Exploring the Eight Limb Path: Dhyana

Week Seven: Meditation

Over the next few months we’ll #GoDeep into Patanjali’s Eight Limb Path. If you’re just checking in, be sure to read our intro post on the path itself and its first limb, the yamas. So far we’ve also covered the niyamas, asana, pranayamapratyahara, and dharana.

Dhyana, in Sanskrit, means contemplation, reflection and profound, abstract meditation; the seventh of Patanjali’s Eight Limbs, it’s virtually impossible to talk about without mentioning dharana, the limb we covered last week. While dhyana, meditation, and dharana, concentration, may appear to be the same, there are key differences.

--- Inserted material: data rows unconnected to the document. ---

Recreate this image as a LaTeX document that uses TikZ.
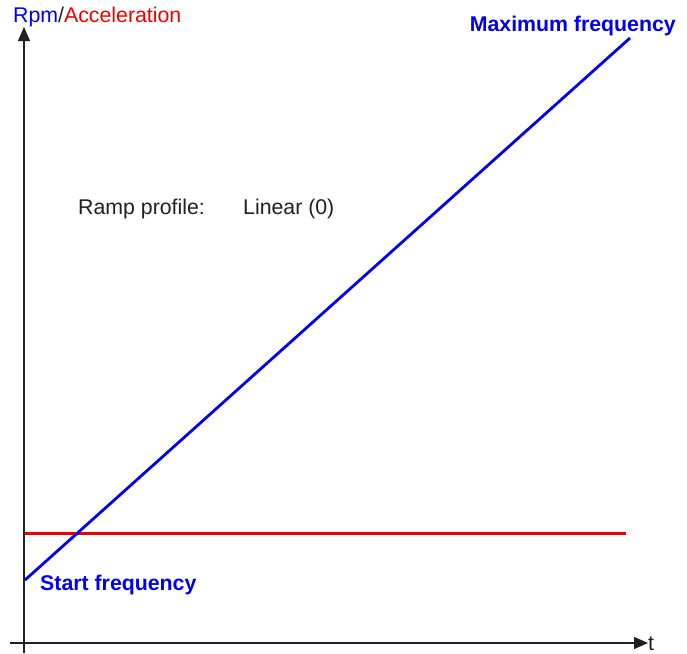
\documentclass[tikz,border=0pt]{standalone}
\usepackage{fontspec}
\setmainfont{Liberation Sans}
\usetikzlibrary{arrows.meta}
\definecolor{axisgray}{HTML}{231F20}
\definecolor{pblue}{HTML}{0000EE}
\definecolor{pred}{HTML}{EE0000}
\tikzset{
  axisline/.style={axisgray, line width=1.2pt, -{Triangle[length=14pt,width=12pt]}},
  curve/.style={line width=2.8pt},
  lbl/.style={inner sep=0pt, font=\fontsize{21.3}{25}\selectfont},
  blbl/.style={lbl, font=\fontsize{21.3}{25}\selectfont\bfseries, text=pblue},
}
\begin{document}
\begin{tikzpicture}[x=1pt,y=-1pt]
\useasboundingbox (0,0) rectangle (687,653);
% axes
\coordinate (ybot) at (24,653);
\coordinate (ytop) at (24,27);
\coordinate (xleft) at (10,643);
\coordinate (xright) at (648,643);
\draw[axisline] (ybot) -- (ytop);
\draw[axisline] (xleft) -- (xright);
% curves
\coordinate (bstart) at (25,580);
\coordinate (bend) at (630,38);
\coordinate (rstart) at (25,533.5);
\coordinate (rend) at (626,533.5);
\draw[curve, pred] (rstart) -- (rend);
\draw[curve, pblue] (bstart) -- (bend);
% labels
\node[lbl, anchor=west] (ylab) at (13,17) {\textcolor{pblue}{Rpm}\textcolor{axisgray}{/}\textcolor{pred}{Acceleration}};
\node[lbl, anchor=base west, text=axisgray] (tlab) at (648,650) {t};
\node[blbl, anchor=east] (maxf) at (676,26) {Maximum frequency};
\node[blbl, anchor=west] (startf) at (40,585) {Start frequency};
\node[lbl, anchor=west, text=axisgray] (ramp) at (78,209) {Ramp profile:};
\node[lbl, anchor=west, text=axisgray] (lin) at (243,209) {Linear (0)};
\end{tikzpicture}
\end{document}
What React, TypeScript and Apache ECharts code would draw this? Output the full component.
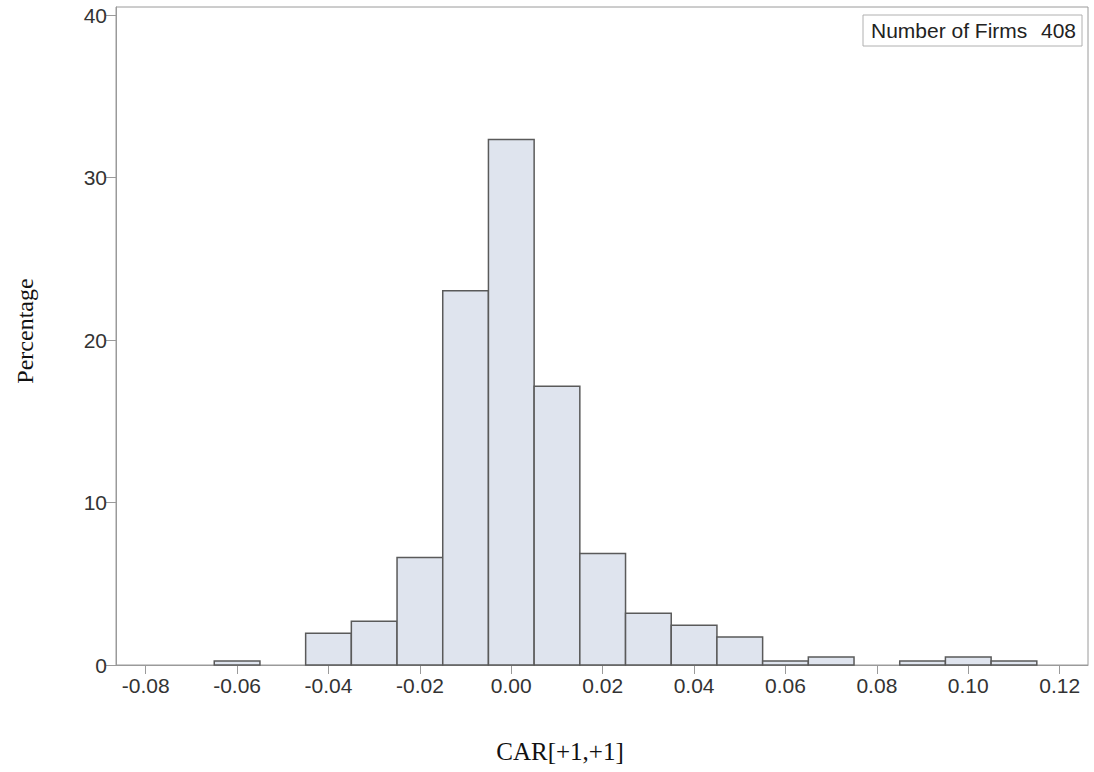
import React, { useEffect, useRef } from "react";
import * as echarts from "echarts";

const binCenters = [-0.06, -0.04, -0.03, -0.02, -0.01, 0.0, 0.01, 0.02, 0.03, 0.04, 0.05, 0.06, 0.07, 0.09, 0.1, 0.11];
const percents = [0.25, 1.96, 2.7, 6.62, 23.04, 32.35, 17.16, 6.86, 3.19, 2.45, 1.72, 0.25, 0.49, 0.25, 0.49, 0.25];
const binWidth = 0.01;
const xTicks = [-0.08, -0.06, -0.04, -0.02, 0.0, 0.02, 0.04, 0.06, 0.08, 0.1, 0.12];
const yTicks = [0, 10, 20, 30, 40];
const xTitle = "CAR[+1,+1]";
const yTitle = "Percentage";
const insetLabel = "Number of Firms";
const insetValue = "408";

export default function App() {
  const ref = useRef<HTMLDivElement>(null);
  useEffect(() => {
    if (!ref.current) return;
    const chart = echarts.init(ref.current, null, { renderer: "svg" });
    const sans = "'Liberation Sans', Arial, sans-serif";
    const serif = "'Liberation Serif', 'Times New Roman', serif";
    const axisGray = "#9a9a9a";
    chart.setOption({
      animation: false,
      backgroundColor: "#ffffff",
      grid: {
        left: 116,
        top: 7,
        right: 6,
        bottom: 107,
        show: true,
        borderColor: axisGray,
        borderWidth: 1,
        backgroundColor: "transparent",
      },
      xAxis: {
        type: "value",
        min: -0.0865,
        max: 0.1262,
        axisLine: { show: true, onZero: false, lineStyle: { color: axisGray, width: 1 } },
        axisTick: { show: true, length: 9, customValues: xTicks, lineStyle: { color: axisGray } },
        axisLabel: {
          customValues: xTicks,
          formatter: (v: number) => v.toFixed(2),
          fontFamily: sans,
          fontSize: 21,
          color: "#333",
          margin: 10,
        },
        splitLine: { show: false },
      },
      yAxis: {
        type: "value",
        min: 0,
        max: 40.5,
        axisLine: { show: true, onZero: false, lineStyle: { color: axisGray, width: 1 } },
        axisTick: { show: true, length: 10, customValues: yTicks, lineStyle: { color: axisGray } },
        axisLabel: {
          customValues: yTicks,
          fontFamily: sans,
          fontSize: 21,
          color: "#333",
          margin: 9,
        },
        splitLine: { show: false },
      },
      series: [
        {
          type: "custom",
          data: binCenters.map((c, i) => [c, percents[i]]),
          renderItem: (params: any, api: any) => {
            const c = api.value(0);
            const v = api.value(1);
            const p0 = api.coord([c - binWidth / 2, v]);
            const p1 = api.coord([c + binWidth / 2, 0]);
            return {
              type: "rect",
              shape: { x: p0[0], y: p0[1], width: p1[0] - p0[0], height: p1[1] - p0[1] },
              style: { fill: "#dfe4ee", stroke: "#5a5a5a", lineWidth: 1.5 },
            };
          },
        },
      ],
      graphic: [
        {
          type: "rect",
          shape: { x: 863, y: 15, width: 219, height: 31 },
          style: { fill: "#ffffff", stroke: "#b0b0b0", lineWidth: 1 },
          z: 10,
        },
        {
          type: "text",
          x: 871,
          y: 30.5,
          style: { text: insetLabel, fontFamily: sans, fontSize: 21, fill: "#222", textAlign: "left", textVerticalAlign: "middle" },
          z: 11,
        },
        {
          type: "text",
          x: 1076,
          y: 30.5,
          style: { text: insetValue, fontFamily: sans, fontSize: 21, fill: "#222", textAlign: "right", textVerticalAlign: "middle" },
          z: 11,
        },
        {
          type: "text",
          x: 560,
          y: 751,
          style: { text: xTitle, fontFamily: serif, fontSize: 25, fill: "#111", textAlign: "center", textVerticalAlign: "middle" },
        },
        {
          type: "text",
          x: 25,
          y: 331,
          rotation: Math.PI / 2,
          style: { text: yTitle, fontFamily: serif, fontSize: 24, fill: "#111", textAlign: "center", textVerticalAlign: "middle" },
        },
      ],
    });
    return () => chart.dispose();
  }, []);
  return <div ref={ref} style={{ position: "fixed", left: 0, top: 0, width: 1094, height: 772 }} />;
}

Dharana is the practice of single-pointed concentration and the tool most at work in the observation of mindfulness; it has natural, off-the-mat applications that dhayana does not, like helping us listen to a conversation more deeply or enjoy an experience more fully. As a tool for meditation, the cultivation of dharana allows us to focus our thoughts on one point — the breath, a mantra, an object, or a sound.

monks-meditation

Unlike dharana, dhyana is an absolute practice; while you can practice meditation anywhere — on a plane, at your desk, lying in bed — you can not meditate while having a conversation or engaging fully in an experience. It is an experience complete in and of itself.

Here’s another way to look at it: Dharana, according to the Indian philosopher and theologist Adi Shankara, is the state of being focused on one object while remaining aware of its many aspects and holding many ideas about that object. Dhyana is the yoga state in which there is only a uniform stream of continuous thought about the object, uninterrupted by different thoughts about the object.

Super heady, right?

Absolutely, but we’re ready for this. The more concrete limbs of Patanjali’s path have been leading up to this abstract, esoteric point. By opening the body, purifying the breath, and practicing concentration in our day to day lives, the state of complete absorption that dhyana requires is not so far off. Create space at the end of your next yoga practice to sit in quiet contemplation, free of agenda or nagging concerns about what needs to happen next. Make room for the mind to still. Watch.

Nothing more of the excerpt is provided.